I absolutely love the wine and the boat loads of attitude it has. Very unusual for a Barbaresco which tends to be on the mild side of the Nebbiolo variety. If you’re wondering what a big bold wine tastes like, then you really have to try this. The good news is you might be able to find it at your local Total Wine and every now and then you will find an older vintage like this or close. Worth every penny.

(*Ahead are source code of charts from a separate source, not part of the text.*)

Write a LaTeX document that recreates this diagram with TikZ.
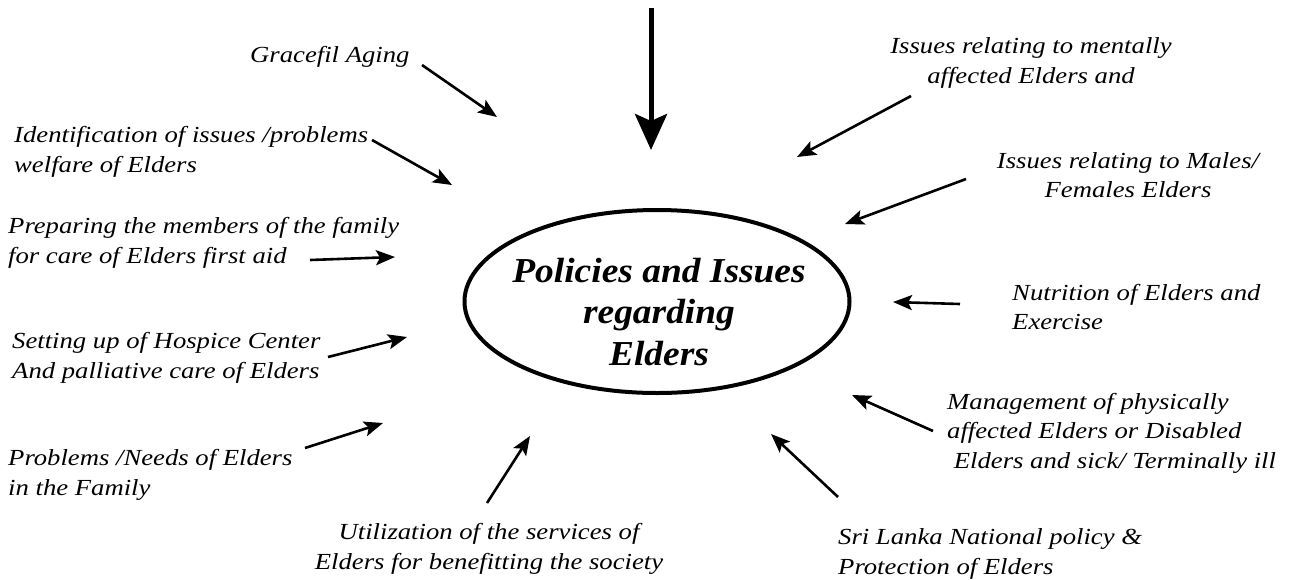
\documentclass[tikz,border=0pt]{standalone}
\usepackage{fontspec}
\setmainfont{Liberation Serif}[FakeStretch=1.16]
\newfontfamily\titlefont{Liberation Serif}[FakeStretch=1.07]
\usetikzlibrary{arrows.meta,shapes.geometric}
\begin{document}
\begin{tikzpicture}[x=1pt,y=-1pt,
  lbl/.style={font=\fontsize{23}{29.5}\selectfont\itshape, inner sep=0pt},
  feed/.style={line width=2.6pt, -{Stealth[length=19pt,width=15pt,inset=4pt]}}]
  \useasboundingbox (0,0) rectangle (1293,579);

  % central topic
  \node[draw, line width=4pt, ellipse, minimum width=385pt, minimum height=183pt, inner sep=0pt] (hub) at (657,301.5) {};
  \node[font=\titlefont\fontsize{35}{41.5}\selectfont\bfseries\itshape, align=center, inner sep=0pt] (title) at (659,312)
    {Policies and Issues\\regarding\\Elders};

  % main input arrow
  \coordinate (topS) at (651,8);
  \coordinate (topE) at (651,150);
  \draw[line width=5pt, -{Stealth[length=36pt,width=32pt,inset=7pt]}] (topS) -- (topE);

  % left side labels
  \node[lbl, anchor=west] (grace) at (250,56.5) {Gracefil Aging};
  \node[lbl, anchor=west, align=left] (ident) at (14,152) {Identification of issues /problems\\welfare of Elders};
  \node[lbl, anchor=west, align=left] (prep) at (8,243) {Preparing the members of the family\\for care of Elders first aid};
  \node[lbl, anchor=west, align=left] (hosp) at (12,358) {Setting up of Hospice Center\\And palliative care of Elders};
  \node[lbl, anchor=west, align=left] (need) at (8,475) {Problems /Needs of Elders\\in the Family};
  \node[lbl, align=center] (util) at (489,549) {Utilization of the services of\\Elders for benefitting the society};

  % right side labels
  \node[lbl, align=center] (mental) at (1031,63) {Issues relating to mentally\\affected Elders and};
  \node[lbl, align=center] (gender) at (1128,175) {Issues relating to Males/\\Females Elders};
  \node[lbl, anchor=west, align=left] (nutr) at (1012,307) {Nutrition of Elders and\\Exercise};
  \node[lbl, anchor=west, align=left] (phys) at (947,433) {Management of physically\\affected Elders or Disabled\\\ Elders and sick/ Terminally ill};
  \node[lbl, anchor=west, align=left] (srl) at (838,554) {Sri Lanka National policy \&\\Protection of Elders};

  % arrow end points (s = tail, e = head)
  \coordinate (s1) at (422,65);  \coordinate (e1) at (497,117);
  \coordinate (s2) at (372,140); \coordinate (e2) at (452,185);
  \coordinate (s3) at (310,260); \coordinate (e3) at (395,257);
  \coordinate (s4) at (328,357); \coordinate (e4) at (407,337);
  \coordinate (s5) at (305,448); \coordinate (e5) at (383,423);
  \coordinate (s6) at (487,503); \coordinate (e6) at (530,436);
  \coordinate (s7) at (838,497); \coordinate (e7) at (771,434);
  \coordinate (s8) at (933,431); \coordinate (e8) at (852,395);
  \coordinate (s9) at (960,304); \coordinate (e9) at (893,302);
  \coordinate (s10) at (966,179); \coordinate (e10) at (845,224);
  \coordinate (s11) at (911,96); \coordinate (e11) at (797,157);

  \foreach \i in {1,...,11} \draw[feed] (s\i) -- (e\i);
\end{tikzpicture}
\end{document}
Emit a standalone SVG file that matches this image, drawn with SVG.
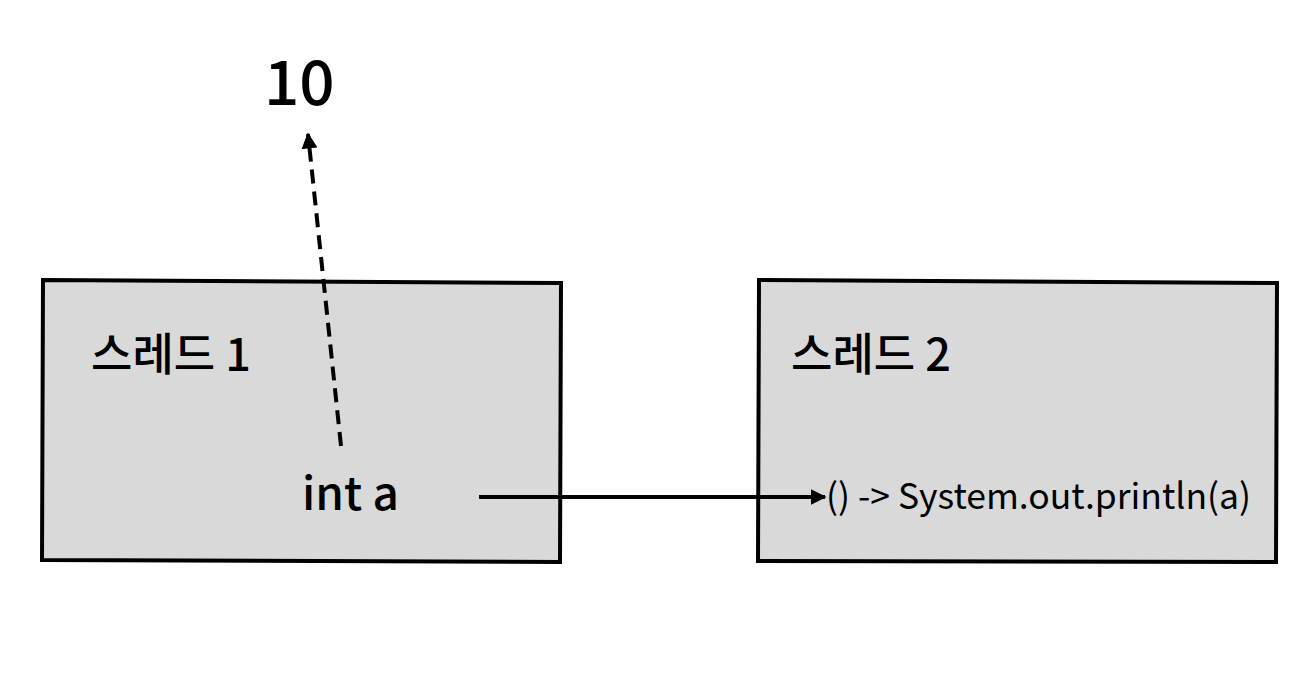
<svg xmlns="http://www.w3.org/2000/svg" width="1300" height="682" viewBox="0 0 1300 682">
<style>
.box{fill:#d9d9d9;stroke:#000;stroke-width:4;stroke-linejoin:miter}
.t{font-family:"Noto Sans CJK KR","Noto Sans",sans-serif;fill:#000;font-weight:500}
.code{font-weight:400}
.c{stroke:#000;stroke-width:4;fill:none}
</style>
<defs>
<marker id="ah" viewBox="0 0 10 10" refX="9" refY="5" markerWidth="4" markerHeight="4" orient="auto" markerUnits="strokeWidth">
<path d="M0,0 L10,5 L0,10 z" fill="#000"/>
</marker>
</defs>
<rect width="1300" height="682" fill="#fff"/>
<g id="thread1">
<polygon class="box" points="43,280 561,283 560,562 42,560"/>
<text class="t" x="91" y="371" font-size="45">스레드 1</text>
<text class="t" x="302" y="510" font-size="46">int a</text>
</g>
<g id="thread2">
<polygon class="box" points="759,280 1277,283 1276,562 758,561"/>
<text class="t" x="791" y="371" font-size="45">스레드 2</text>
<text class="t code" x="826" y="509" font-size="35.5">() -&gt; System.out.println(a)</text>
</g>
<g id="value">
<text class="t" x="264" y="105" font-size="62">10</text>
</g>
<g id="connectors">
<line class="c" x1="341" y1="446" x2="308" y2="134" stroke-dasharray="14,8" marker-end="url(#ah)"/>
<line class="c" x1="479" y1="497" x2="825" y2="497" marker-end="url(#ah)"/>
</g>
</svg>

2008 Merlot by ParaVi (Primus)

Tonight’s occasion we are checking in on this 2008 Merlot by ParaVi (formerly Primus) from the Sierra Foothills. This was one of my all-time favorite winemakers until they closed several years ago. Their top end flagship was a Merlot, very unusual and a testament to the winemakers skill and craft. This Merlot has lots of character, mild, subdued fruit, good oak, nice pepper and a finish with boat loads of tannin. My cellar is full of hidden gems like this that I’ve collected over the years, never to be seen again. Every sip bittersweet. Thanks to Coravin I’m able to save these gems and open them when they are peaking.

2006 Barolo by Lo Zoccolaio

Tonight’s occasion: In honor of MLK. 2006 Barolo, Lo Zoccolaio. This wine is the embodiment of a big wine. Huge earthy nose, mineral attack with very subtle hints of caramel and berries, smooth body and long majestic gripping tannic finish that lasts all night. I am trying to build a vertical but they are rare and hard to find out here. I sometimes get lucky at Total Wine.

This wine means business. Another reminder why I am absolutely obsessed with the Nebbiolo grape and what the Italians have done with it. What’s your latest occasion?